When and how he died:
Jan. 30 of pancreatic cancer at age 75.
Leaving his mark:
If you’ve ever been to Kansas City International Airport or the Bartle Hall expansion, you’ve seen some of Bob James’ handiwork. A civil engineer with a master’s degree in construction management, Bob worked on both projects during a 47-year career.
He earned his undergraduate degree from the University of Kansas and a graduate degree from the University of Missouri. He began his career with the Federal Aviation Administration and later worked with several Kansas City architectural firms, including Kivett and Myers and his firm, Devine James Labinski Myers.

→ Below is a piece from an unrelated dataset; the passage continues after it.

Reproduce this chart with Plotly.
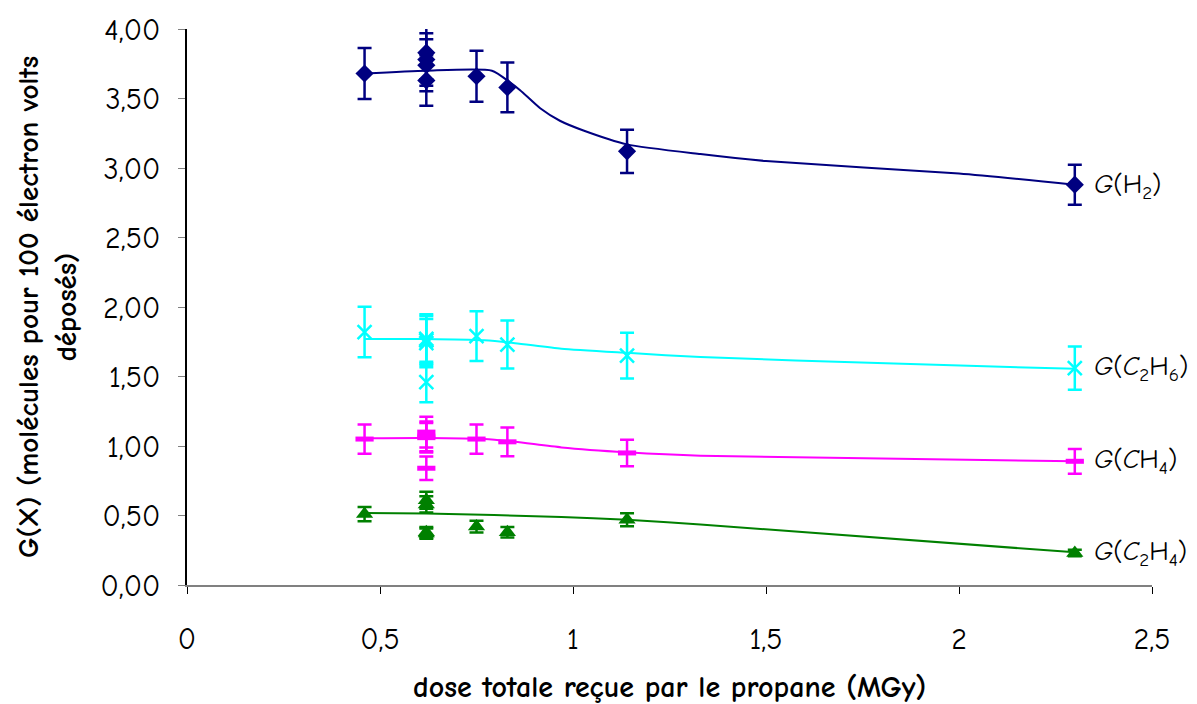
import plotly.graph_objects as go

# ---- measured points ----
dose_pts = [0.46, 0.62, 0.62, 0.62, 0.62, 0.75, 0.83, 1.14, 2.30]
g_h2 = [3.68, 3.83, 3.78, 3.74, 3.63, 3.66, 3.58, 3.12, 2.88]
g_c2h6 = [1.82, 1.77, 1.76, 1.74, 1.46, 1.79, 1.73, 1.65, 1.56]
g_ch4 = [1.05, 1.10, 1.07, 1.06, 0.84, 1.05, 1.03, 0.95, 0.89]
g_c2h4 = [0.51, 0.61, 0.58, 0.38, 0.37, 0.42, 0.38, 0.47, 0.23]

# error bars (percent of value)
err_pct_h2 = 5
err_pct_other = 10

# ---- fitted curves ----
fit_h2_x = [0.46, 0.62, 0.79, 0.835, 0.863, 0.915, 0.966, 1.027, 1.14, 1.33, 1.5, 2.0, 2.30]
fit_h2_y = [3.68, 3.70, 3.70, 3.62, 3.56, 3.43, 3.34, 3.27, 3.17, 3.10, 3.05, 2.96, 2.88]
fit_c2h6_x = [0.46, 0.62, 0.77, 0.85, 0.97, 1.14, 1.33, 1.81, 2.30]
fit_c2h6_y = [1.77, 1.77, 1.76, 1.74, 1.70, 1.67, 1.64, 1.595, 1.555]
fit_ch4_x = [0.46, 0.62, 0.77, 0.85, 0.97, 1.14, 1.33, 2.30]
fit_ch4_y = [1.056, 1.058, 1.05, 1.03, 0.99, 0.955, 0.93, 0.89]
fit_c2h4_x = [0.46, 0.62, 0.97, 1.14, 1.33, 2.30]
fit_c2h4_y = [0.518, 0.515, 0.49, 0.47, 0.435, 0.235]

labels = ["<i>G</i>(H<sub>2</sub>)", "<i>G</i>(<i>C</i><sub>2</sub>H<sub>6</sub>)",
          "<i>G</i>(<i>C</i>H<sub>4</sub>)", "<i>G</i>(<i>C</i><sub>2</sub>H<sub>4</sub>)"]
label_y = [2.87, 1.56, 0.885, 0.23]

x_title = "dose totale reçue par le propane (MGy)"
y_title_lines = ["G(X) (molécules pour 100 électron volts", "déposés)"]

FONT = "Comic Sans MS, Comic Neue, Open Sans, sans-serif"

fig = go.Figure()

series = [
    (fit_h2_x, fit_h2_y, g_h2, "#000080", err_pct_h2,
     dict(symbol="diamond", size=14, color="#000080", line=dict(width=0))),
    (fit_c2h6_x, fit_c2h6_y, g_c2h6, "#00FFFF", err_pct_other,
     dict(symbol="x-thin-open", size=14, color="#00FFFF", line=dict(width=2.5, color="#00FFFF"))),
    (fit_ch4_x, fit_ch4_y, g_ch4, "#FF00FF", err_pct_other,
     dict(symbol="line-ew-open", size=13, color="#FF00FF", line=dict(width=5, color="#FF00FF"))),
    (fit_c2h4_x, fit_c2h4_y, g_c2h4, "#008000", err_pct_other,
     dict(symbol="triangle-up", size=15, color="#008000", line=dict(width=0))),
]

for fx, fy, vals, col, pct, mk in series:
    fig.add_trace(go.Scatter(x=fx, y=fy, mode="lines",
                             line=dict(color=col, width=2, shape="spline", smoothing=0.6),
                             hoverinfo="skip", showlegend=False))
    fig.add_trace(go.Scatter(x=dose_pts, y=vals, mode="markers", marker=mk,
                             error_y=dict(type="percent", value=pct, color=col,
                                          thickness=2.5, width=7),
                             showlegend=False))

for txt, yv in zip(labels, label_y):
    fig.add_annotation(x=2.345, y=yv, xref="x", yref="y", text=txt, showarrow=False,
                       xanchor="left", yanchor="middle",
                       font=dict(family=FONT, size=27, color="black"))

fig.add_annotation(x=-0.145, y=0.5, xref="paper", yref="paper",
                   text="<br>".join("<b>" + s + "</b>" for s in y_title_lines),
                   showarrow=False, textangle=-90, xanchor="center", yanchor="middle",
                   font=dict(family=FONT, size=29, color="black"))
fig.add_annotation(x=0.5, y=-0.184, xref="paper", yref="paper", text="<b>" + x_title + "</b>",
                   showarrow=False, xanchor="center", yanchor="middle",
                   font=dict(family=FONT, size=30, color="black"))

fig.update_layout(
    width=1197, height=704,
    margin=dict(l=187, r=45, t=27, b=119),
    paper_bgcolor="white", plot_bgcolor="white",
    separators=", ",
    font=dict(family=FONT, size=30, color="black"),
    showlegend=False,
)
fig.update_xaxes(range=[0, 2.5], dtick=0.5, tick0=0, showgrid=False, zeroline=False,
                 showline=True, linecolor="#808080", linewidth=1.5,
                 ticks="outside", ticklen=7, tickcolor="black", tickwidth=1,
                 ticklabelstandoff=19, tickfont=dict(family=FONT, size=30))
fig.update_yaxes(range=[0, 4], dtick=0.5, tick0=0, tickformat=".2f", showgrid=False,
                 zeroline=False, showline=True, linecolor="black", linewidth=1.5,
                 ticks="outside", ticklen=7, tickcolor="#808080", tickwidth=1,
                 ticklabelstandoff=12, tickfont=dict(family=FONT, size=30))

fig.write_html("out.html")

One of his career stops was with BNIM, where he knew principal Tom Nelson. After returning from an overseas assignment in the 1980s, Bob sought a meeting with Tom.
“He came to see me and asked me to give him the job of director of technical services for our firm,” Tom said. “I jumped at the chance. He did a memorable job for us.”
Tom said Bob was meticulous and demanding in a good way. Bob mentored many younger employees as well as seasoned partners, including Tom, and left a lasting impression.
“He really conveyed the importance of getting it right the first time,” Tom said. “Technically, I was his boss but it never felt that way. He was a friend and a colleague. Everyone said what a wonderful guy he was.”
Bob retired in 2006.
Bob enjoyed travel and socializing. After his wife died, Bob decided to take a driving trip west to see family. He called Pat Hogan, a friend of the Scotts who had moved to Arizona. Her husband had died just days before Bob’s wife.
“Bob asked if he could drop by and I said yes,” Pat said. “It went from there. We just hit it off. We knew each other’s families well and we were lonely.”
Pat moved back to Kansas City to be with Bob, although they would spend January and February in Tucson. The two enjoyed theater and traveling. They went to Europe several times to visit Pat’s grandchildren in Berlin. Their last trip was a river cruise, which Bob thoroughly enjoyed, Pat said.
Bob also enjoyed spending time at a family cabin in Minnesota and would take one of his stepsons along to work the place. Bob was very organized, and his workbench even reflected that characteristic.
“Everything had a label, and he made lists with little boxes next to the items that he would check off as he completed the task,” Pat said.
When rabbits started to eat herbs in Pat’s garden, Bob built a movable chicken-wire fence that could be lifted to reach the herbs and placed back down to thwart the rabbits.
An avid reader, Bob liked fiction as well as history, especially the Civil War. He enjoyed cooking, including barbecuing. And he had a knack for storytelling.
“He would tell me a story every night, and it would be one I had never heard before,” Pat said.
Bob spent time with his grandchildren and great-grandchildren when he could.
“He thought he was much too young to be a great-grandfather,” Pat said.
his companion, two sons and two stepsons and their wives, six grandchildren and three great grandchildren.
Final thought: “He was a devoted friend and a loving family man,” Pat said.